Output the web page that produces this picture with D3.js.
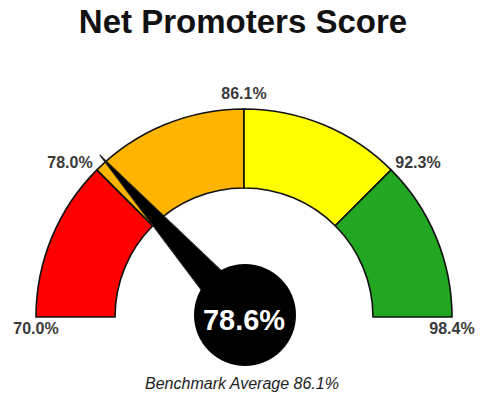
<!DOCTYPE html>
<html>
<head>
<meta charset="utf-8">
<script src="https://cdn.jsdelivr.net/npm/d3@7"></script>
<style>
  body { margin: 0; background: #fff; }
  text { font-family: Arial, "Liberation Sans", sans-serif; }
</style>
</head>
<body>
<div id="chart"></div>
<script>
// gauge data
var thresholds = [70.0, 78.0, 86.1, 92.3, 98.4];
var bandColors = ["#ff0000", "#ffb400", "#ffff00", "#22a722"];
var score = 78.6;
var benchmark = 86.1;
var title = "Net Promoters Score";

var width = 485, height = 402;
var cx = 244, cy = 317, outerR = 208, innerR = 129;

var svg = d3.select("#chart").append("svg")
  .attr("width", width)
  .attr("height", height);

// each band gets an equal quarter of the half circle
var angle = d3.scaleLinear()
  .domain(thresholds)
  .range([-90, -45, 0, 45, 90]);
function rad(v) { return angle(v) * Math.PI / 180; }

svg.append("text")
  .attr("x", 243).attr("y", 33)
  .attr("text-anchor", "middle")
  .style("font-size", "33px")
  .style("font-weight", "bold")
  .attr("fill", "#111")
  .text(title);

var g = svg.append("g").attr("transform", "translate(" + cx + "," + cy + ")");

var arc = d3.arc().innerRadius(innerR).outerRadius(outerR);

var bands = d3.range(bandColors.length).map(function(i) {
  return {lo: thresholds[i], hi: thresholds[i + 1], color: bandColors[i]};
});

g.selectAll("path.band")
  .data(bands)
  .enter().append("path")
  .attr("class", "band")
  .attr("d", function(d) { return arc({startAngle: rad(d.lo), endAngle: rad(d.hi)}); })
  .attr("fill", function(d) { return d.color; })
  .attr("stroke", "#111")
  .attr("stroke-width", 1.6);

// threshold labels
g.selectAll("text.tick")
  .data(thresholds)
  .enter().append("text")
  .attr("class", "tick")
  .attr("x", function(d) {
    var a = rad(d);
    if (Math.abs(angle(d)) === 90) return Math.sin(a) * outerR;
    return Math.sin(a) * (outerR + 6);
  })
  .attr("y", function(d) {
    var a = rad(d);
    if (Math.abs(angle(d)) === 90) return 17;
    if (angle(d) === 0) return -(outerR + 10);
    return -Math.cos(a) * (outerR + 6) + 2;
  })
  .attr("text-anchor", function(d) {
    var a = angle(d);
    if (a === 0 || Math.abs(a) === 90) return "middle";
    return a < 0 ? "end" : "start";
  })
  .style("font-size", "16px")
  .style("font-weight", "bold")
  .attr("fill", "#3a3a3a")
  .text(function(d) { return d.toFixed(1) + "%"; });

// needle
var needleLen = 217, needleBase = 18;
g.append("path")
  .attr("d", "M" + (-needleBase) + ",0 L0," + (-needleLen) + " L" + needleBase + ",0 Z")
  .attr("transform", "rotate(" + angle(score) + ")")
  .attr("fill", "#000")
  .attr("stroke", "#222")
  .attr("stroke-width", 1);

g.append("circle")
  .attr("cx", 1).attr("cy", -2)
  .attr("r", 51)
  .attr("fill", "#000");

g.append("text")
  .attr("x", 0).attr("y", 13)
  .attr("text-anchor", "middle")
  .style("font-size", "29px")
  .style("font-weight", "bold")
  .attr("fill", "#fff")
  .text(score.toFixed(1) + "%");

svg.append("text")
  .attr("x", 242).attr("y", 389)
  .attr("text-anchor", "middle")
  .style("font-size", "16px")
  .style("font-style", "italic")
  .attr("fill", "#222")
  .text("Benchmark Average " + benchmark.toFixed(1) + "%");
</script>
</body>
</html>
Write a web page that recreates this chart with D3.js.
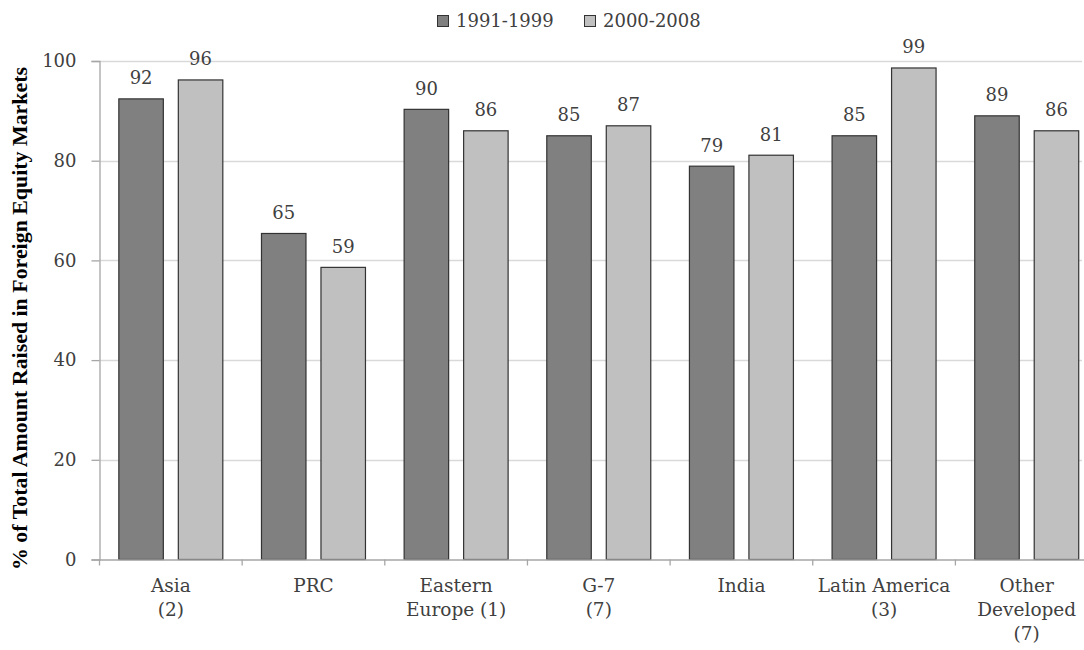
#####
● **AIM OF THE TASK**: Print the whole listing above once more, word for word, without its pictures.

● **OUTPUT BELOW**:
Output the web page that produces this picture with D3.js.
<!DOCTYPE html>
<html>
<head>
<meta charset="utf-8">
<script src="https://cdn.jsdelivr.net/npm/d3@7"></script>
<style>
  body { margin: 0; background: #fff; }
  text { font-family: Arial, "Liberation Sans", sans-serif; }
</style>
</head>
<body>
<div id="chart"></div>
<script>
// gauge data
var thresholds = [70.0, 78.0, 86.1, 92.3, 98.4];
var bandColors = ["#ff0000", "#ffb400", "#ffff00", "#22a722"];
var score = 78.6;
var benchmark = 86.1;
var title = "Net Promoters Score";

var width = 485, height = 402;
var cx = 244, cy = 317, outerR = 208, innerR = 129;

var svg = d3.select("#chart").append("svg")
  .attr("width", width)
  .attr("height", height);

// each band gets an equal quarter of the half circle
var angle = d3.scaleLinear()
  .domain(thresholds)
  .range([-90, -45, 0, 45, 90]);
function rad(v) { return angle(v) * Math.PI / 180; }

svg.append("text")
  .attr("x", 243).attr("y", 33)
  .attr("text-anchor", "middle")
  .style("font-size", "33px")
  .style("font-weight", "bold")
  .attr("fill", "#111")
  .text(title);

var g = svg.append("g").attr("transform", "translate(" + cx + "," + cy + ")");

var arc = d3.arc().innerRadius(innerR).outerRadius(outerR);

var bands = d3.range(bandColors.length).map(function(i) {
  return {lo: thresholds[i], hi: thresholds[i + 1], color: bandColors[i]};
});

g.selectAll("path.band")
  .data(bands)
  .enter().append("path")
  .attr("class", "band")
  .attr("d", function(d) { return arc({startAngle: rad(d.lo), endAngle: rad(d.hi)}); })
  .attr("fill", function(d) { return d.color; })
  .attr("stroke", "#111")
  .attr("stroke-width", 1.6);

// threshold labels
g.selectAll("text.tick")
  .data(thresholds)
  .enter().append("text")
  .attr("class", "tick")
  .attr("x", function(d) {
    var a = rad(d);
    if (Math.abs(angle(d)) === 90) return Math.sin(a) * outerR;
    return Math.sin(a) * (outerR + 6);
  })
  .attr("y", function(d) {
    var a = rad(d);
    if (Math.abs(angle(d)) === 90) return 17;
    if (angle(d) === 0) return -(outerR + 10);
    return -Math.cos(a) * (outerR + 6) + 2;
  })
  .attr("text-anchor", function(d) {
    var a = angle(d);
    if (a === 0 || Math.abs(a) === 90) return "middle";
    return a < 0 ? "end" : "start";
  })
  .style("font-size", "16px")
  .style("font-weight", "bold")
  .attr("fill", "#3a3a3a")
  .text(function(d) { return d.toFixed(1) + "%"; });

// needle
var needleLen = 217, needleBase = 18;
g.append("path")
  .attr("d", "M" + (-needleBase) + ",0 L0," + (-needleLen) + " L" + needleBase + ",0 Z")
  .attr("transform", "rotate(" + angle(score) + ")")
  .attr("fill", "#000")
  .attr("stroke", "#222")
  .attr("stroke-width", 1);

g.append("circle")
  .attr("cx", 1).attr("cy", -2)
  .attr("r", 51)
  .attr("fill", "#000");

g.append("text")
  .attr("x", 0).attr("y", 13)
  .attr("text-anchor", "middle")
  .style("font-size", "29px")
  .style("font-weight", "bold")
  .attr("fill", "#fff")
  .text(score.toFixed(1) + "%");

svg.append("text")
  .attr("x", 242).attr("y", 389)
  .attr("text-anchor", "middle")
  .style("font-size", "16px")
  .style("font-style", "italic")
  .attr("fill", "#222")
  .text("Benchmark Average " + benchmark.toFixed(1) + "%");
</script>
</body>
</html>
Write a web page that recreates this chart with D3.js.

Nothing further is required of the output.